To keep my hanging plants alive in summer, I must water them daily. The task requires a nearly full bucket of water, but the outdoor faucet of our new house lets out an impolite spray when I run it full blast. As much as I enjoy my petunias, I don’t like dousing my knees with the over-shooting water.
Yet, when the faucet is off, the spout leaks, dripping demurely. Figuring I can run the faucet less (and save the dripping water we pay for), I set my watering bucket underneath.
The faucet drips, drips, drips.
I watch for a moment. The bucket’s mouth yawns for so much more than that little it receives. I’ll have to unleash the spraying stream tomorrow before watering to fill the bucket. But at least the inch or two will be a start.
I leave the faucet to its dripping, the bucket to its thirst.

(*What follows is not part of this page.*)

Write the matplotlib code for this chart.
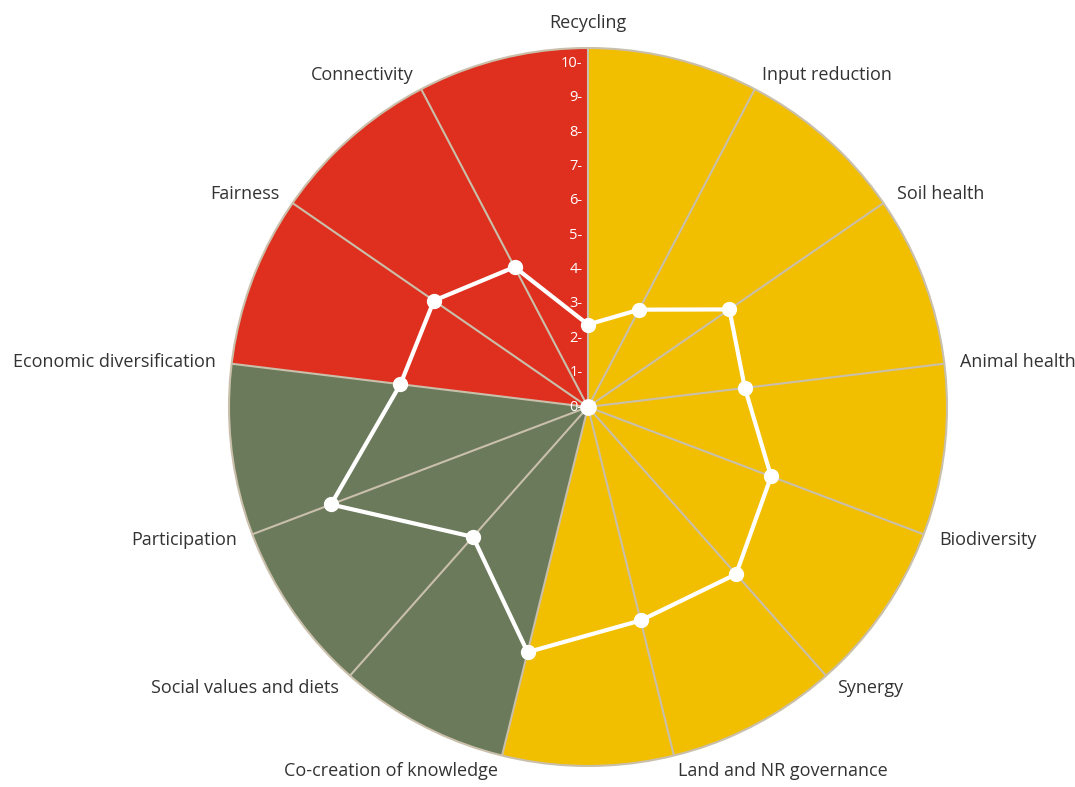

Sometimes my faith feels a lot like that bucket. Always receiving, but never full. Yet I am told that God’s grace, love, and the living water he offers us gush like a fountain, and of course this is true. All around us, God’s goodness roars like the culmination of the waterfalls of the world, like the place where oceans meet, like a monsoon soaking every leaf and branch as far as the eye sees and further still.
But sometimes I cannot see this crushing wave of grace. Sometimes, I put out my palm to gauge the deluge and feel only a single drip at a time on my palm.
Drip. Drip. Drip.
When my husband and I added prayer together to our routine, it too felt like a droplet. The experience didn’t feel better than praying alone felt. In fact, it struck me as awkward. I prayed anyway to honor my husband and because I’d heard praying together is important, though I guess I understood that to mean it was important for my relationship with my husband, not for the sake of my prayers or for my relationship with God.
But then I started to notice those prayers being answered. And then, more prayers to meet an emotional thirst I couldn’t answer myself.
Unlike my leaking faucet, which only gushes full blast when I turn the handle, God’s grace is flowing, full force, all the time and everywhere. But we have to have our bucket right side up to receive it.
We do this through the drip-like task of obedience even before our emotions feel the waves of God’s love and grace rippling in answer. In my case, prayer and submission were a start. (Richard Foster’s Celebration of Discipline offers an introduction to these and 10 other practices helpful to Christians seeking more of God.) But whatever God has called us to, we have to keep showing up, keep diving deeper, keep believing that what seems like a drip is in fact sufficient like the Bible tells us it is.
As for the bucket under the dripping faucet, twenty-four hours after placing the pail, I returned to find that thirsty mouth full. Each new drop that fell launched another droplet over the lip of the bucket to the damp collection of weed and brick at it’s base. Shocked, I hauled the bucket to water the plants, splashing as I went.
What faith practices have kept your bucket right-side-up, ready to receive the goodness of God?